▶ [What needs to be done] Exactly the lines from the one with "What Apache ECharts" through the one with "const yTicks = [0, 2, 4, 6, 8, 10];" should be returned, both ends included and nothing else. Omit any pictures.

══ Raw records

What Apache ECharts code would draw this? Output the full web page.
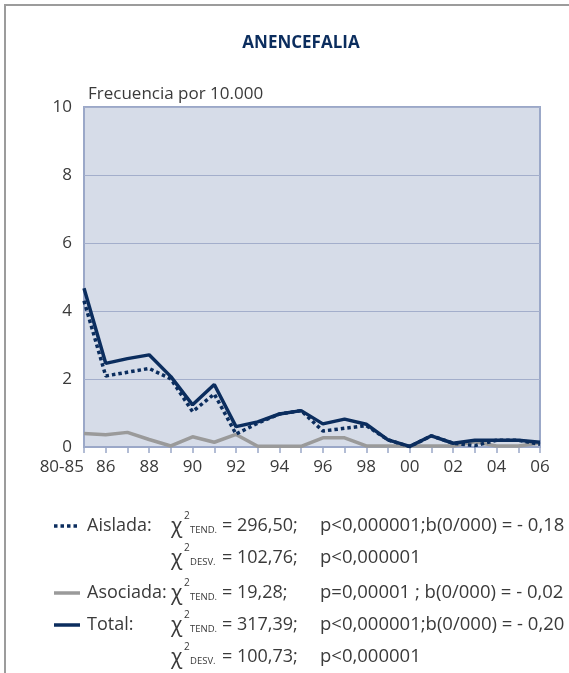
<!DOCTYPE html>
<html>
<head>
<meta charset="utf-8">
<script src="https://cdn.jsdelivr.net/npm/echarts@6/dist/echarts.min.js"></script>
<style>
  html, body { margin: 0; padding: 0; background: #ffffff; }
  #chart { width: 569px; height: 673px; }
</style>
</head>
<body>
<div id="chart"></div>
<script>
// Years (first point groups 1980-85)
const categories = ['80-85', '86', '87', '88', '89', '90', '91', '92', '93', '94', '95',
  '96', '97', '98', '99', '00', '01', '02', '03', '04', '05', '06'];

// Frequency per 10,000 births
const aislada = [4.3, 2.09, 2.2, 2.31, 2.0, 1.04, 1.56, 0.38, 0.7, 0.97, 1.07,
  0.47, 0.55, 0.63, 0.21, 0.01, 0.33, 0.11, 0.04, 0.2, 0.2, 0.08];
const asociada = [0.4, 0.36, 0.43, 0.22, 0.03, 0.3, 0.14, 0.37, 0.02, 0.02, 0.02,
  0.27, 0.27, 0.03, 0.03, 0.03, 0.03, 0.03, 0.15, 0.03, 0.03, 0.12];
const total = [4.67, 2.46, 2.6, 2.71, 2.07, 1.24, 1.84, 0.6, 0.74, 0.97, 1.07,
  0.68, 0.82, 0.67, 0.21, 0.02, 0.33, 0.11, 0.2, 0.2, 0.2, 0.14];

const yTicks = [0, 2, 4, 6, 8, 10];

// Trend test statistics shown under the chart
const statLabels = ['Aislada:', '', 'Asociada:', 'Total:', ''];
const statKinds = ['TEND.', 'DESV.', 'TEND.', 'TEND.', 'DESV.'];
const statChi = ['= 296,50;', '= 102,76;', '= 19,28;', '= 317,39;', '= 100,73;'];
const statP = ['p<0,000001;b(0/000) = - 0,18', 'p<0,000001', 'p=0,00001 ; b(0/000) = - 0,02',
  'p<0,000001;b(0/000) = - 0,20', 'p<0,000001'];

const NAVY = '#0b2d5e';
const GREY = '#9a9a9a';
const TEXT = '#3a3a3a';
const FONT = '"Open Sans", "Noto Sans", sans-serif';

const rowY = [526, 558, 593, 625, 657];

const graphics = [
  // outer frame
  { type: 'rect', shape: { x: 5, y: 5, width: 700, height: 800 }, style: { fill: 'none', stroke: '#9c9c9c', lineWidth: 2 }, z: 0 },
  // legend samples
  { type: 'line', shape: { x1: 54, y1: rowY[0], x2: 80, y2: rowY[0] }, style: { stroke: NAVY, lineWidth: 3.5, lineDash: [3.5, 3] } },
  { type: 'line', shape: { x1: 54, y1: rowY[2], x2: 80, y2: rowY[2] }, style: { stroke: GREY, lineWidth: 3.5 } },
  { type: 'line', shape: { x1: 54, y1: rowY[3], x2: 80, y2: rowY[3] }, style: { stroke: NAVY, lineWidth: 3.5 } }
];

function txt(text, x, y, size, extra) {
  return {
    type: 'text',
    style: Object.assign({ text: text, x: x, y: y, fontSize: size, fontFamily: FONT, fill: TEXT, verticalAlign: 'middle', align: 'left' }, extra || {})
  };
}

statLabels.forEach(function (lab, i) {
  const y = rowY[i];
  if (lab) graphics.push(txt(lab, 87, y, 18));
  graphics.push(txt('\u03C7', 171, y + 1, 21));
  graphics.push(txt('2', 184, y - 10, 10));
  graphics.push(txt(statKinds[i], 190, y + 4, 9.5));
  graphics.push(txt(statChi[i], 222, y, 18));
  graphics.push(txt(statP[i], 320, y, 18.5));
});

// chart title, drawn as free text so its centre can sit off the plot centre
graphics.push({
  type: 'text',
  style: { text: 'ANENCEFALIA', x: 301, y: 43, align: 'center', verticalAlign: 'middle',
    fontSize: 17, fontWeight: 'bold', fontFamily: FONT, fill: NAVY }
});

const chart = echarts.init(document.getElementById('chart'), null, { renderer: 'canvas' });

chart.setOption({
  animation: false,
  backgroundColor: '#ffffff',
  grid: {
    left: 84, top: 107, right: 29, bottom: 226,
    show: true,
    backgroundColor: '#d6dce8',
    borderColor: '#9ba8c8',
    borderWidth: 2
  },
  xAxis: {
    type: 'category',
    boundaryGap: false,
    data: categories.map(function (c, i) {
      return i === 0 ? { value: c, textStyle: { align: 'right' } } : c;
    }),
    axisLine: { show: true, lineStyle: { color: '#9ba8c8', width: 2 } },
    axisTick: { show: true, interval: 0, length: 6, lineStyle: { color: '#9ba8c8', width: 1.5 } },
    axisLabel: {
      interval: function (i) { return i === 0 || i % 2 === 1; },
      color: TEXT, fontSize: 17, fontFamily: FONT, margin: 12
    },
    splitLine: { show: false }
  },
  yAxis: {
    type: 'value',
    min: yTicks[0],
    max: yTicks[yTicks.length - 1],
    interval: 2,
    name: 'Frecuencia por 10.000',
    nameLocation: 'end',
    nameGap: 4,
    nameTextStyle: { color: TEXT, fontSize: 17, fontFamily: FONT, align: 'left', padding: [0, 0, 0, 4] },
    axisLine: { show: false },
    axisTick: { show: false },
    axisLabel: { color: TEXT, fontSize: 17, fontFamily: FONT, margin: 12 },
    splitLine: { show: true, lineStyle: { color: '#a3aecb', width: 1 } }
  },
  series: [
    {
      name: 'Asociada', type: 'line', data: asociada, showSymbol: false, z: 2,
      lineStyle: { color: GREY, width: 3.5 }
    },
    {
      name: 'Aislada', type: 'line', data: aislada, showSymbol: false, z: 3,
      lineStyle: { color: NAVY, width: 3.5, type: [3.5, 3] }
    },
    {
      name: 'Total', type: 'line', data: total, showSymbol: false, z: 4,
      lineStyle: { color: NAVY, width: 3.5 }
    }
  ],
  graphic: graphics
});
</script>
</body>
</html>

════
══ Raw records

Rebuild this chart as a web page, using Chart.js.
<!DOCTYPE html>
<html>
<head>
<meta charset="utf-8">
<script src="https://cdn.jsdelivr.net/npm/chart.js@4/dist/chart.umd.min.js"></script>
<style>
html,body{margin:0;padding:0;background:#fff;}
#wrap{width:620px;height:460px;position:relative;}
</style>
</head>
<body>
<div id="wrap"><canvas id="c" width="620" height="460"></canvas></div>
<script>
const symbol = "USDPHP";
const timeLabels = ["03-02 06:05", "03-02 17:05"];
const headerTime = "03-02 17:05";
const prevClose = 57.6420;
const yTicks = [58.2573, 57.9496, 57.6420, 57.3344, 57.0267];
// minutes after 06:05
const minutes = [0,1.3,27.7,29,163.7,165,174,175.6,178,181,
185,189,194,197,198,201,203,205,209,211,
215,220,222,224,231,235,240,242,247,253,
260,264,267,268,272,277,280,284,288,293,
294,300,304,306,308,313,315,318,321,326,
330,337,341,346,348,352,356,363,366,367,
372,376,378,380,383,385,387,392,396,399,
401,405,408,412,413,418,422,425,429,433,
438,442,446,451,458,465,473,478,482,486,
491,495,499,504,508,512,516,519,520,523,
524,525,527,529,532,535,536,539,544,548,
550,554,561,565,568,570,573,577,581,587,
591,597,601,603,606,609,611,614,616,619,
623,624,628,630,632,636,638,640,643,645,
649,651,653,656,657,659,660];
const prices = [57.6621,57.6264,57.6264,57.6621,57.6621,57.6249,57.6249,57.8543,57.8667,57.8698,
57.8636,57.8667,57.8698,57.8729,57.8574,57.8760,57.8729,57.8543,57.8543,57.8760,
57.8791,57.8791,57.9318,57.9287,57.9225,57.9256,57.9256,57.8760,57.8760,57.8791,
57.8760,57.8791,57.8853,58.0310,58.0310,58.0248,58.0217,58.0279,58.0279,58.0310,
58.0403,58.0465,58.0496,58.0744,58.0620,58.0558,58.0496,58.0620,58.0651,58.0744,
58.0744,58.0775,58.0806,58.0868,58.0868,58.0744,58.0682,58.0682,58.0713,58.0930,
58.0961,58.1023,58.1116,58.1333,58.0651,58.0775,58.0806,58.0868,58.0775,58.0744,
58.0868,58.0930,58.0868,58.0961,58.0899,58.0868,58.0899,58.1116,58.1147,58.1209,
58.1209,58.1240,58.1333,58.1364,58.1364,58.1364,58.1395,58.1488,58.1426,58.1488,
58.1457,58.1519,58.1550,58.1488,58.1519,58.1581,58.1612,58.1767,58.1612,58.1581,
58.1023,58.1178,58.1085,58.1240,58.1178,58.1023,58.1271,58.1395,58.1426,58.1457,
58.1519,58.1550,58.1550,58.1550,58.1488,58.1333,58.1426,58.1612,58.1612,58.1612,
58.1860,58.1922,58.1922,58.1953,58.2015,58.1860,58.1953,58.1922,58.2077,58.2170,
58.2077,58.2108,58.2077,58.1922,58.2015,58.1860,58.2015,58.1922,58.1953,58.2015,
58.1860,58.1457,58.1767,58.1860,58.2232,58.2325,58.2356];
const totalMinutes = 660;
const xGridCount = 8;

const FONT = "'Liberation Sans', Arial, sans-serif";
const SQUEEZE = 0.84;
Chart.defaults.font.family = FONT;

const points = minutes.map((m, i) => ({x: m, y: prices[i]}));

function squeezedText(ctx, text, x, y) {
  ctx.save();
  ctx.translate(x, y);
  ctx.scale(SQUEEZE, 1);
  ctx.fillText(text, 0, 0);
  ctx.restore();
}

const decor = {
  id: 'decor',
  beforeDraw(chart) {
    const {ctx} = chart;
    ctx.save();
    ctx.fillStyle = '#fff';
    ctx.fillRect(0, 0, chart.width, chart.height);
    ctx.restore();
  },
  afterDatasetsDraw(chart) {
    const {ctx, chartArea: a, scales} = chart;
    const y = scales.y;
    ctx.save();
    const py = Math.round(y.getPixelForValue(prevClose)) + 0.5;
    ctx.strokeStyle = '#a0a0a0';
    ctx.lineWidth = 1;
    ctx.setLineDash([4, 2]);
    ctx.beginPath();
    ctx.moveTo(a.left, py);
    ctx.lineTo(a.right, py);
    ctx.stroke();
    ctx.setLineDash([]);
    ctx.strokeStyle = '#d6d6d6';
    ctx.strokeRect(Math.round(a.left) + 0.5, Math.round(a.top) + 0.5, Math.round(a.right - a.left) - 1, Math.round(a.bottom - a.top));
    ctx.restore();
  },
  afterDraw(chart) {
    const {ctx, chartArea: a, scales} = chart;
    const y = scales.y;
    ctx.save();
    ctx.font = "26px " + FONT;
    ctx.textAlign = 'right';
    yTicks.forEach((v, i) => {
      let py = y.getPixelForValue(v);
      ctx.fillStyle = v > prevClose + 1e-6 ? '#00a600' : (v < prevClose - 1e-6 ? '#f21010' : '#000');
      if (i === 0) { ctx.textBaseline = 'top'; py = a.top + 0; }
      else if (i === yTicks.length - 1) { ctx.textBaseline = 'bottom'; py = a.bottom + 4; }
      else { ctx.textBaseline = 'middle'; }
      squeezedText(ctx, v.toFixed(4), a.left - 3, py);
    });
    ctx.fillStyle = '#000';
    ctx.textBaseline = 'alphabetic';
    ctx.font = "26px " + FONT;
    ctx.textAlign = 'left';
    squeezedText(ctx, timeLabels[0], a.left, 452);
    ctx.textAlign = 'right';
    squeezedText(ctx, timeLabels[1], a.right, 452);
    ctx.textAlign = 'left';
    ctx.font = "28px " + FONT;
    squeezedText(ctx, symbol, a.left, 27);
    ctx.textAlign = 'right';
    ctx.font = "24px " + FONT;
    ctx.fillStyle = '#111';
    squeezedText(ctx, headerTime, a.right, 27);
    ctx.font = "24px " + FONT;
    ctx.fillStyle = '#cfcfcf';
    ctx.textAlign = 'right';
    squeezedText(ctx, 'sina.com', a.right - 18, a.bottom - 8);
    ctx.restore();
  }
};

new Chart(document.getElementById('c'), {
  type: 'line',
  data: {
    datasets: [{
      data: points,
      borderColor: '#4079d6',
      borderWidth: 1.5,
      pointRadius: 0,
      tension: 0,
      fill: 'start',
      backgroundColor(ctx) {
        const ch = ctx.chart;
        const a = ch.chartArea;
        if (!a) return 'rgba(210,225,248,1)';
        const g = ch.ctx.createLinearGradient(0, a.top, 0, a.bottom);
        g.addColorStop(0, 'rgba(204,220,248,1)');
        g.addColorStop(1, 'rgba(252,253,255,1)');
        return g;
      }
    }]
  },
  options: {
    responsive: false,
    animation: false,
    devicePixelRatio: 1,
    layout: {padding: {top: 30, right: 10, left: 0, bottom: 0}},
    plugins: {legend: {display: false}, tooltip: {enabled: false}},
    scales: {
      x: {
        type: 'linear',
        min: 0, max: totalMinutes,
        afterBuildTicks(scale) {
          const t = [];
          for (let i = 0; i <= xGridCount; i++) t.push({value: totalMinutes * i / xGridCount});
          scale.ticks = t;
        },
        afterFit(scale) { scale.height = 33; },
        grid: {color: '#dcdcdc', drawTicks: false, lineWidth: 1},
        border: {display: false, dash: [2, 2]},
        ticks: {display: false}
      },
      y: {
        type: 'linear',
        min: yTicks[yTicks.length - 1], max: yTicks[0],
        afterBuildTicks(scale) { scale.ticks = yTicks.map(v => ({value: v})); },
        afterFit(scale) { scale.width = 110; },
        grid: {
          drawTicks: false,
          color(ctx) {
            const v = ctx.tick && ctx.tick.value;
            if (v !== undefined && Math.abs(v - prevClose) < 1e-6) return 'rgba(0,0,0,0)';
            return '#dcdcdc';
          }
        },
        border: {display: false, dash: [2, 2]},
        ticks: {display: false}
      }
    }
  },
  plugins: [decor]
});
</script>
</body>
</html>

════

▶ [Final result]
What Apache ECharts code would draw this? Output the full web page.
<!DOCTYPE html>
<html>
<head>
<meta charset="utf-8">
<script src="https://cdn.jsdelivr.net/npm/echarts@6/dist/echarts.min.js"></script>
<style>
  html, body { margin: 0; padding: 0; background: #ffffff; }
  #chart { width: 569px; height: 673px; }
</style>
</head>
<body>
<div id="chart"></div>
<script>
// Years (first point groups 1980-85)
const categories = ['80-85', '86', '87', '88', '89', '90', '91', '92', '93', '94', '95',
  '96', '97', '98', '99', '00', '01', '02', '03', '04', '05', '06'];

// Frequency per 10,000 births
const aislada = [4.3, 2.09, 2.2, 2.31, 2.0, 1.04, 1.56, 0.38, 0.7, 0.97, 1.07,
  0.47, 0.55, 0.63, 0.21, 0.01, 0.33, 0.11, 0.04, 0.2, 0.2, 0.08];
const asociada = [0.4, 0.36, 0.43, 0.22, 0.03, 0.3, 0.14, 0.37, 0.02, 0.02, 0.02,
  0.27, 0.27, 0.03, 0.03, 0.03, 0.03, 0.03, 0.15, 0.03, 0.03, 0.12];
const total = [4.67, 2.46, 2.6, 2.71, 2.07, 1.24, 1.84, 0.6, 0.74, 0.97, 1.07,
  0.68, 0.82, 0.67, 0.21, 0.02, 0.33, 0.11, 0.2, 0.2, 0.2, 0.14];

const yTicks = [0, 2, 4, 6, 8, 10];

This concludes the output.